"Silence,” a new show at the Berkeley Art Museum and Pacific Film Archive (BAM/PFA) challenges the visitor to find silence among the clamor of today’s world.
For composer John Cage, the absence of sound was not merely elusive, it was impossible. His groundbreaking composition 4’33” contained no actual music, but instead called attention to the ambient sounds surrounding the performance and its audience.
He asserted “there is always something to see, something to hear.” On the occasion of Cage’s hundredth birthday, "Silence" presents nearly a century of modern and contemporary art and film to examine the spiritual, existential, and political aspects of silence.
First mounted by Houston's Menil Collection and supplemented by new works here, the show will be up through April 2013. Occupying three of the museum’s floors, the list of artists is a who's-who of art: René Magritte, Marcel Duchamp, Andy Warhol, Bruce Nauman, Christian Marclay, and Tino Sehgal, among others.
Andy Warhol's ghostly red images of electric chairs speak to the ultimate silence of death. His large screen print is juxtaposed next to a series of screen prints by Christian Marclay. A block of wall text here hopefully illuminates Marclay's dialogue with Warhol.

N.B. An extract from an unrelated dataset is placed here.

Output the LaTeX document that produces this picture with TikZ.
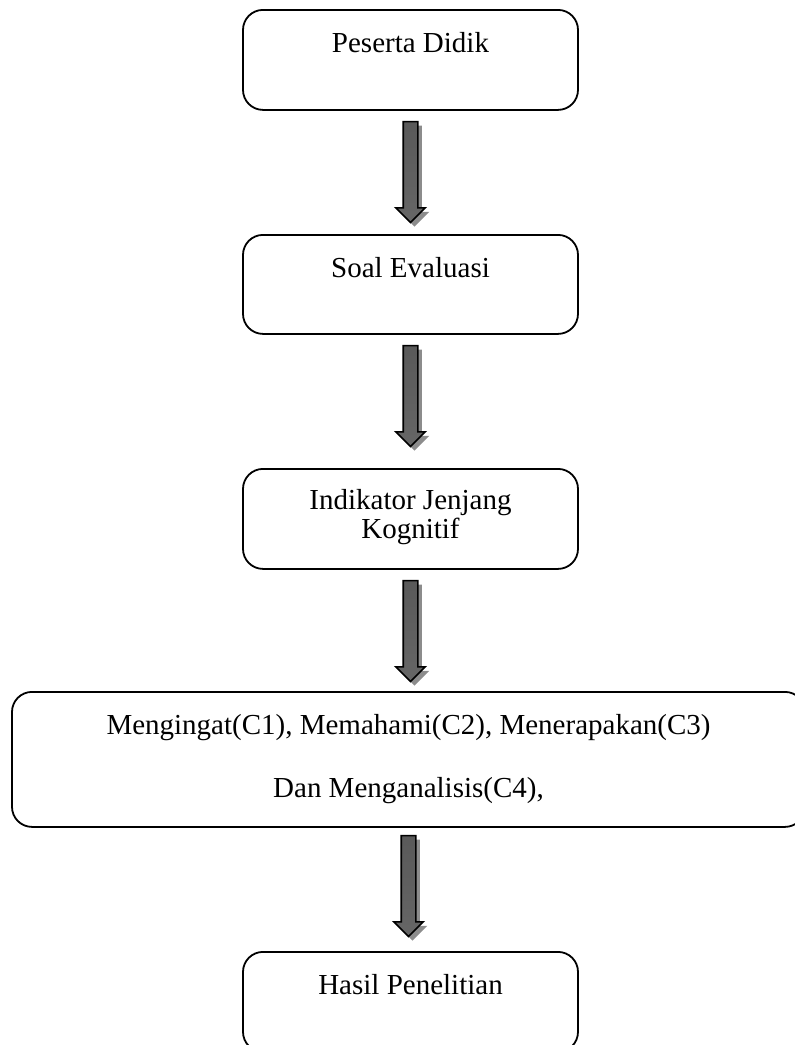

Sehgal's silent dance performance, consisting of a dancer writhing noiselessly on the museum floor was ongoing even on a quiet Friday afternoon. The performance is so silent that the inattentive visitor may miss it or wonder if it is part of the show or some student having a fit over a poor test grade.
Magritte’s huge green apple looks to engulf the viewer, hovering on the edge between narrative and fantasy and fear.
Others, like Nauman's neon sculpture metronomically illuminating the words "Violence, Violins, Silence" and Doris Salcedo's concrete- and lace-filled armoires, reference the cultural and political consequences of keeping (or being kept) quiet.
Robert Rauschenberg's austere "White Painting" raises what the artist called "the suspense, excitement, and body of an organic silence, the restriction and freedom of absence, the plastic fullness of nothing."
While making the viewer think about the idea of silence, the show contains installation pieces that break the silence with bursts of meaningless nose - surely a reminder, if one were needed, of the absence of silence in our urban surroundings.
Silence is golden or so we have been taught. But it’s impossible to find outside a contemplative monastic order. Surreal, sonic or symbolic, "Silence" should make us question the cacophony of our world and how it numbs us to all the varieties of noise.
BAM/PFA’s presentation of "Silence" features a host of public programs, including an opening conversation between Toby Kamps, curator of modern and contemporary art at the Menil Collection, and UC Berkeley psychology professor Dacher Keltner; a three-part series of Sunday morning meditations in the galleries; performances by sound artists Jacob Kirkegaard and Loren Chasse; and a series of L@TE: Friday Nights @ BAM/PFAevents inspired by the theme of silence.
"Silence." Through April 28. www.bampfa.berkeley.edu.